Chris Smither – “All About The Bones” – Também vem de Nova Orleans (de novo aqui na playlist!) este contador de histórias de longuíssima carreira – ele está com 80 anos –, fazendo canções folk-blues de sonoridade pantanosa, ambientadas num mundo tão humano e filosófico quanto sombrio.
Mabe Gratti – “Nadie Sabe”– A música da violoncelista guatemalteca Mabe é costurada com sua voz e sons variados e desconcertantes, alguns inidentificáveis, até, que por vezes parecem ser ruídos vindo de algum outro lugar, não da canção.
Martinho da Vila – “Disritmia / Ex-Amor” – O mestre do samba convidou Preta Gil para inverter os papéis nessa regravação de dois de seus sucessos mais conhecidos, evidenciando agora o protagonismo feminino. A faixa faz parte do álbum Violões e cavaquinhos, que acabou de sair.
Duane Eddy – “Raunchy”– Quando quis convencer John Lennon a admitir para os Beatles aquele garoto topetudo super jovem e cheio de atitude, Paul McCartney convidou o amigo a conhecê-lo no andar de cima de um dos ônibus de dois andares de Liverpool.

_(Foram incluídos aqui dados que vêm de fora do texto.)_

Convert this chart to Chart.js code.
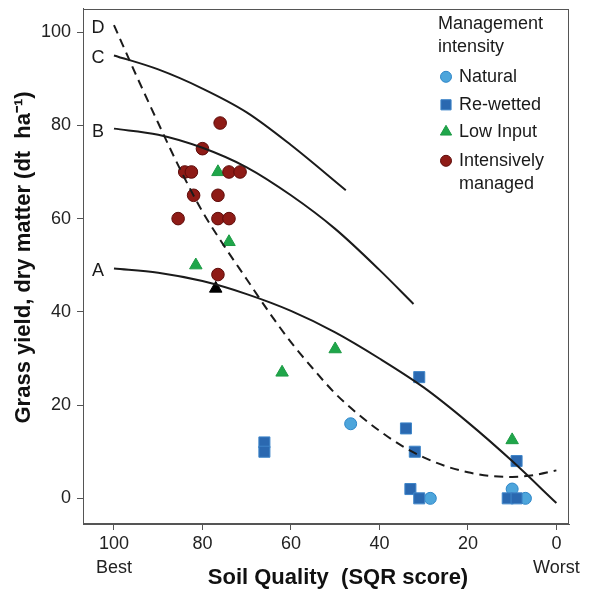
<!DOCTYPE html>
<html>
<head>
<meta charset="utf-8">
<script src="https://cdn.jsdelivr.net/npm/chart.js@4"></script>
<style>
  html, body { margin: 0; padding: 0; background: #ffffff; }
  #wrap { width: 589px; height: 591px; }
</style>
</head>
<body>
<div id="wrap"><canvas id="c" width="589" height="591"></canvas></div>
<script>
const FONT = '"Liberation Sans", Arial, Helvetica, sans-serif';

// Model curves: grass yield against soil quality score
const curveAX = [100, 90, 80, 70, 60, 50, 40, 30, 20, 10, 0];
const curveAY = [49.3, 48.4, 46.6, 43.8, 40.2, 35.6, 30.0, 23.8, 16.3, 8.0, -1.0];
const curveBX = [100, 90, 80, 70, 60, 50, 40, 32.3];
const curveBY = [79.3, 78.0, 75.2, 71.0, 65.0, 57.8, 49.0, 41.7];
const curveCX = [100, 90, 80, 70, 60, 47.6];
const curveCY = [95.0, 92.0, 87.9, 82.8, 75.8, 66.1];
const curveDX = [100, 95, 90, 85, 80, 75, 70, 65, 60, 55, 50, 45, 40, 35, 30, 25, 20, 15, 10, 5, 0];
const curveDY = [101.5, 90.8, 80.5, 70.5, 61.5, 54.0, 47.0, 40.0, 33.5, 27.8, 22.5, 18.2, 14.5, 11.3, 8.8, 6.9, 5.6, 4.8, 4.6, 5.0, 6.0];
const curveNames = ['A', 'B', 'C', 'D'];

// Observed sites by management intensity
const naturalX = [46.5, 28.5, 10, 7];
const naturalY = [16, 0, 2, 0];
const rewettedX = [66, 66, 31, 34, 32, 33, 31, 9, 11, 9];
const rewettedY = [12, 10, 26, 15, 10, 2, 0, 8, 0, 0];
const lowInputX = [76.5, 74, 81.5, 62, 50, 10];
const lowInputY = [70, 55, 50, 27, 32, 12.5];
const intensiveX = [76, 80, 84, 82.5, 74, 71.5, 82, 76.5, 85.5, 76.5, 74, 76.5];
const intensiveY = [80.5, 75, 70, 70, 70, 70, 65, 65, 60, 60, 60, 48];
const benchmarkX = [77];
const benchmarkY = [45];

// Axis ticks and titles
const xTicks = [100, 80, 60, 40, 20, 0];
const yTicks = [0, 20, 40, 60, 80, 100];
const xEndLabels = { 100: 'Best', 0: 'Worst' };
const xTitle = 'Soil Quality  (SQR score)';
const yTitle = 'Grass yield, dry matter (dt  ha\u207B\u00B9)';

const pts = (xs, ys) => xs.map((x, i) => ({ x: x, y: ys[i] }));

const lineStyle = {
  type: 'line', showLine: true, pointRadius: 0, pointHoverRadius: 0,
  borderColor: '#1b1b1b', borderWidth: 2, fill: false,
  cubicInterpolationMode: 'monotone', order: 0
};

const datasets = [
  Object.assign({ label: 'A', data: pts(curveAX, curveAY) }, lineStyle),
  Object.assign({ label: 'B', data: pts(curveBX, curveBY) }, lineStyle),
  Object.assign({ label: 'C', data: pts(curveCX, curveCY) }, lineStyle),
  Object.assign({ label: 'D', data: pts(curveDX, curveDY), borderDash: [9, 6] }, lineStyle),
  { label: 'Intensively managed', data: pts(intensiveX, intensiveY), pointStyle: 'circle',
    pointRadius: 6.3, backgroundColor: '#8e1b16', borderColor: '#5e0c0a', borderWidth: 1, order: 1 },
  { label: 'Low Input', data: pts(lowInputX, lowInputY), pointStyle: 'triangle',
    pointRadius: 7.2, backgroundColor: '#1fa64a', borderColor: '#1c9a44', borderWidth: 1, order: 1 },
  { label: 'Re-wetted', data: pts(rewettedX, rewettedY), pointStyle: 'rect',
    pointRadius: 7.8, backgroundColor: '#2a68b0', borderColor: '#3f86c9', borderWidth: 1, order: 1 },
  { label: 'Natural', data: pts(naturalX, naturalY), pointStyle: 'circle',
    pointRadius: 6, backgroundColor: '#4da5db', borderColor: '#2e86c8', borderWidth: 1, order: 1 },
  { label: 'Benchmark', data: pts(benchmarkX, benchmarkY), pointStyle: 'triangle',
    pointRadius: 7.2, backgroundColor: '#000000', borderColor: '#000000', borderWidth: 1, order: 1 }
];

const legendItems = [
  { text: ['Natural'], style: 'circle', r: 5.5, fill: '#4da5db', stroke: '#2e86c8' },
  { text: ['Re-wetted'], style: 'rect', r: 7.2, fill: '#2a68b0', stroke: '#3f86c9' },
  { text: ['Low Input'], style: 'triangle', r: 6.5, fill: '#1fa64a', stroke: '#1c9a44' },
  { text: ['Intensively', 'managed'], style: 'circle', r: 5.5, fill: '#8e1b16', stroke: '#5e0c0a' }
];

// Box around the plotting region
const framePlugin = {
  id: 'frame',
  beforeDatasetsDraw(chart) {
    const { ctx, chartArea: a } = chart;
    ctx.save();
    ctx.strokeStyle = '#555555';
    ctx.lineWidth = 1;
    ctx.strokeRect(Math.round(a.left) + 0.5, Math.round(a.top) + 0.5,
                   Math.round(a.right - a.left) - 1, Math.round(a.bottom - a.top) - 1);
    ctx.restore();
  }
};

// Axis titles, set slightly off the plot centre like the original layout
const axisTitlePlugin = {
  id: 'axisTitles',
  afterDraw(chart) {
    const { ctx, chartArea: a } = chart;
    ctx.save();
    ctx.font = 'bold 22px ' + FONT;
    ctx.fillStyle = '#111111';
    ctx.textAlign = 'center';
    ctx.textBaseline = 'middle';
    ctx.fillText(xTitle, (a.left + a.right) / 2 + 12, chart.height - 13);
    ctx.translate(24, (a.top + a.bottom) / 2 - 9);
    ctx.rotate(-Math.PI / 2);
    ctx.fillText(yTitle, 0, 0);
    ctx.restore();
  }
};

// Letters naming each model curve, placed left of its start
const curveLabelPlugin = {
  id: 'curveLabels',
  afterDatasetsDraw(chart) {
    const { ctx, scales } = chart;
    const starts = [curveAY[0], curveBY[0], curveCY[0], curveDY[0]];
    ctx.save();
    ctx.font = '18px ' + FONT;
    ctx.fillStyle = '#1a1a1a';
    ctx.textAlign = 'center';
    ctx.textBaseline = 'middle';
    curveNames.forEach((n, i) => {
      ctx.fillText(n, scales.x.getPixelForValue(103.6), scales.y.getPixelForValue(starts[i]) + 3);
    });
    ctx.restore();
  }
};

// Legend with title, drawn inside the top-right of the plot
const legendPlugin = {
  id: 'insetLegend',
  afterDraw(chart) {
    const { ctx, chartArea: a } = chart;
    const x0 = a.right - 131;
    ctx.save();
    ctx.font = '18px ' + FONT;
    ctx.fillStyle = '#1a1a1a';
    ctx.textAlign = 'left';
    ctx.textBaseline = 'middle';
    ctx.fillText('Management', x0, a.top + 15);
    ctx.fillText('intensity', x0, a.top + 38);
    let y = a.top + 68;
    const gaps = [28, 27, 29];
    legendItems.forEach((it, i) => {
      ctx.fillStyle = it.fill;
      ctx.strokeStyle = it.stroke;
      Chart.helpers.drawPoint(ctx, { pointStyle: it.style, radius: it.r, borderWidth: 1, rotation: 0 }, x0 + 8, y);
      ctx.fillStyle = '#1a1a1a';
      it.text.forEach((t, j) => ctx.fillText(t, x0 + 21, y + j * 23));
      if (i < gaps.length) y += gaps[i];
    });
    ctx.restore();
  }
};

const noEdgePadding = s => {
  s.paddingTop = 0; s.paddingBottom = 0; s.paddingLeft = 0; s.paddingRight = 0;
};

new Chart(document.getElementById('c'), {
  type: 'scatter',
  data: { datasets: datasets },
  options: {
    responsive: false,
    animation: false,
    devicePixelRatio: 1,
    layout: { padding: { top: 4, right: 20, left: 0, bottom: 0 } },
    plugins: { legend: { display: false }, tooltip: { enabled: false } },
    scales: {
      x: {
        type: 'linear', position: 'bottom', reverse: true, min: -2.85, max: 107,
        afterBuildTicks: s => { s.ticks = xTicks.map(v => ({ value: v })); },
        afterFit: s => { s.height = 67; noEdgePadding(s); },
        ticks: {
          autoSkip: false, maxRotation: 0, padding: 3, color: '#222222',
          font: { family: FONT, size: 18, lineHeight: 1.28 },
          callback: v => (xEndLabels[v] ? [String(v), xEndLabels[v]] : String(v))
        },
        grid: { display: true, drawOnChartArea: false, drawTicks: true, tickLength: 6, tickColor: '#555555', color: '#555555' },
        border: { display: true, color: '#555555', width: 1 },
        title: { display: false }
      },
      y: {
        type: 'linear', min: -5.5, max: 105,
        afterBuildTicks: s => { s.ticks = yTicks.map(v => ({ value: v })); },
        afterFit: s => { s.width = 83; noEdgePadding(s); },
        ticks: { padding: 6, color: '#222222', font: { family: FONT, size: 18 } },
        grid: { display: true, drawOnChartArea: false, drawTicks: true, tickLength: 6, tickColor: '#555555', color: '#555555' },
        border: { display: true, color: '#555555', width: 1 },
        title: { display: false }
      }
    }
  },
  plugins: [framePlugin, curveLabelPlugin, legendPlugin, axisTitlePlugin]
});
</script>
</body>
</html>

De noite, com o veículo em movimento, Paul incentivou o garoto: “Mostra pra ele!”. George Harrison ajeitou o cabelo, abraçou o violão e disparou o inconfundível riff do tema instrumental “Raunchy”, sucesso então recente de um ás da guitarra que era uma sensação dos primórdios do rock ’n’ roll entre a garotada, especialmente os músicos: o americano Duane Eddy. Aquela demonstração de destreza garantiu a entrada de George para os Beatles. E Duane – o rei da guitarra “twangy”, cheio de chinfra e estilo – nos deixou semana passada, aos 86 anos.